Boston Dynamics earlier this month referred to one of its creations as a "nightmare-inducing" robot. The company was talking about a wheeled robot named Handle, and what makes it the thing of nightmares is its level of dexterity. Standing upright on two wheels, it is able to zoom forward and backward at a pretty good clip—up to 9 miles per hour. That's fast enough to give chase, if it ever had the inclination, but we did we mention it can jump, too?
The ability to leap into the air and over objects (or on top of them) is what gives this robot a new level of Skynet hysteria. Don't get us wrong, we don't really think machines are about to assert their dominance over mankind, but if it truly is only a matter of time before such a scenario plays out, we'll look back at these moments and wonder what in the hell were we thinking. In this case, Handle is able to leap 4 feet vertically.
There's a one and half minute video showcasing Handle. In it you get to see how nimble it is, both on stable ground inside a concrete floor warehouse, and outside as it rolls down a snowy embankment.
Handle is electric powered. It has both electric and hydraulic actuators, and can travel about 15 miles before running out of battery power. That metric is probably a best case scenario in which it strictly wheels itself across flat and stable terrain, as it can do more than just move around. In one part of the video, Handle is shown rolling backwards towards a milk crate containing 100 pounds of objects. It then bends at the knees, grabs the crate, and lifts it up with relative ease as it moves forward.
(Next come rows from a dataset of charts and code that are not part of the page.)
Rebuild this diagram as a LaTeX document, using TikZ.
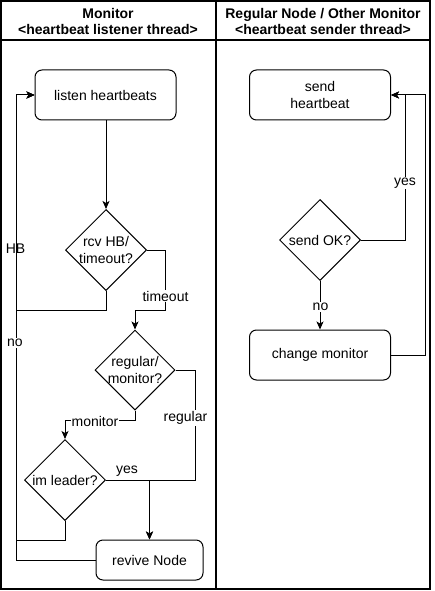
\documentclass[tikz,border=0pt]{standalone}
\usepackage{fontspec}
\setmainfont{Liberation Sans}
\usetikzlibrary{shapes.geometric,arrows.meta}
\begin{document}
\begin{tikzpicture}[x=1pt,y=-1pt,line width=1pt,
  font=\fontsize{14}{16.5}\selectfont,
  box/.style={draw,rounded corners=7pt,minimum width=141pt,minimum height=50pt,align=center,inner sep=0pt},
  dec/.style={draw,diamond,minimum width=81pt,minimum height=81pt,inner sep=0pt},
  txt/.style={align=center,inner sep=0pt},
  lbl/.style={fill=white,inner sep=1pt},
  plain/.style={inner sep=1pt},
  arr/.style={-{Stealth[length=8pt,width=7pt,inset=2pt]}},
  frame/.style={line width=1.2pt}]
\useasboundingbox (0,0) rectangle (434,591);
% swimlanes
\draw[frame] (1,1) rectangle (430,589);
\draw[frame] (216,1) -- (216,589);
\draw[frame] (1,40) -- (430,40);
\node[txt,font=\fontsize{14}{16.5}\selectfont\bfseries] (h1) at (108,21.5) {Monitor\\\char`\<heartbeat listener thread\char`\>};
\node[txt,font=\fontsize{14}{16.5}\selectfont\bfseries] (h2) at (323,21.5) {Regular Node / Other Monitor\\\char`\<heartbeat sender thread\char`\>};
% left nodes
\node[box] (listen) at (105.5,95) {listen heartbeats};
\node[dec] (d1) at (106,250) {};
\node[txt] (t1) at (d1) {rcv HB/\\timeout?};
\node[dec,minimum width=80pt,minimum height=80pt] (d2) at (135,370) {};
\node[txt] (t2) at (d2) {regular/\\monitor?};
\node[dec] (d3) at (65,480) {};
\node[txt] (t3) at (d3) {im leader?};
\node[box,minimum width=107pt,minimum height=40pt] (revive) at (149.5,560) {revive Node};
% right nodes
\node[box] (send) at (320,95) {send\\heartbeat};
\node[dec] (d4) at (320,240) {};
\node[txt] (t4) at (d4) {send OK?};
\node[box] (change) at (320,355) {change monitor};
% HB label (line passes over it)
\node[plain] (lHB) at (15.5,249) {HB};
% left connectors
\draw[arr] (listen.south -| d1.north) -- (d1.north);
\draw[arr] (d1.south) -- (106,310) -- (16,310) -- (16,95) -- (listen.west);
\draw[arr] (d1.east) -- (165,250) -- (165,310) -- (135,310) -- (d2.north);
\draw[arr] (d2.east) -- (195,370) -- (195,480) -- (149.5,480) -- (revive.north);
\draw[arr] (d2.south) -- (135,420) -- (65,420) -- (d3.north);
\draw[arr] (d3.east) -- (149.5,480) -- (revive.north);
\draw[arr] (d3.south) -- (65,540) -- (16,540) -- (16,95) -- (listen.west);
\draw[arr] (revive.west) -- (16,560) -- (16,95) -- (listen.west);
% right connectors
\draw[arr] (d4.east) -- (405,240) -- (405,95) -- (send.east);
\draw[arr] (d4.south) -- (change.north);
\draw[arr] (change.east) -- (425,355) -- (425,95) -- (send.east);
% labels
\node[lbl] (ltimeout) at (165.5,296) {timeout};
\node[lbl] (lregular) at (185.5,418) {regular};
\node[lbl] (lmonitor) at (95,421) {monitor};
\node[plain] (lyes1) at (127,471) {yes};
\node[lbl] (lno1) at (15,343) {no};
\node[lbl] (lyes2) at (405,183) {yes};
\node[lbl] (lno2) at (320.5,307) {no};
\end{tikzpicture}
\end{document}
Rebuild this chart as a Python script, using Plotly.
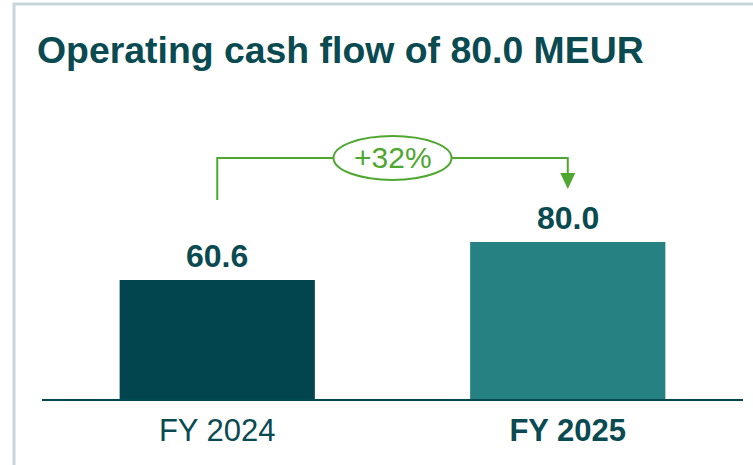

"Handle uses many of the same dynamics, balance and mobile manipulation principles found in the quadruped and biped robots we build, but with only about 10 actuated joints, it is significantly less complex. Wheels are efficient on flat surfaces while legs can go almost anywhere: by combining wheels and legs Handle can have the best of both worlds," Boston Dynamics says.
While we joke about Skynet scenarios, there is a genuine fear by some that robots are becoming too advanced. That perception is one of the reasons why Google's parent company, Alphabet, is looking to sell Boston Dynamics.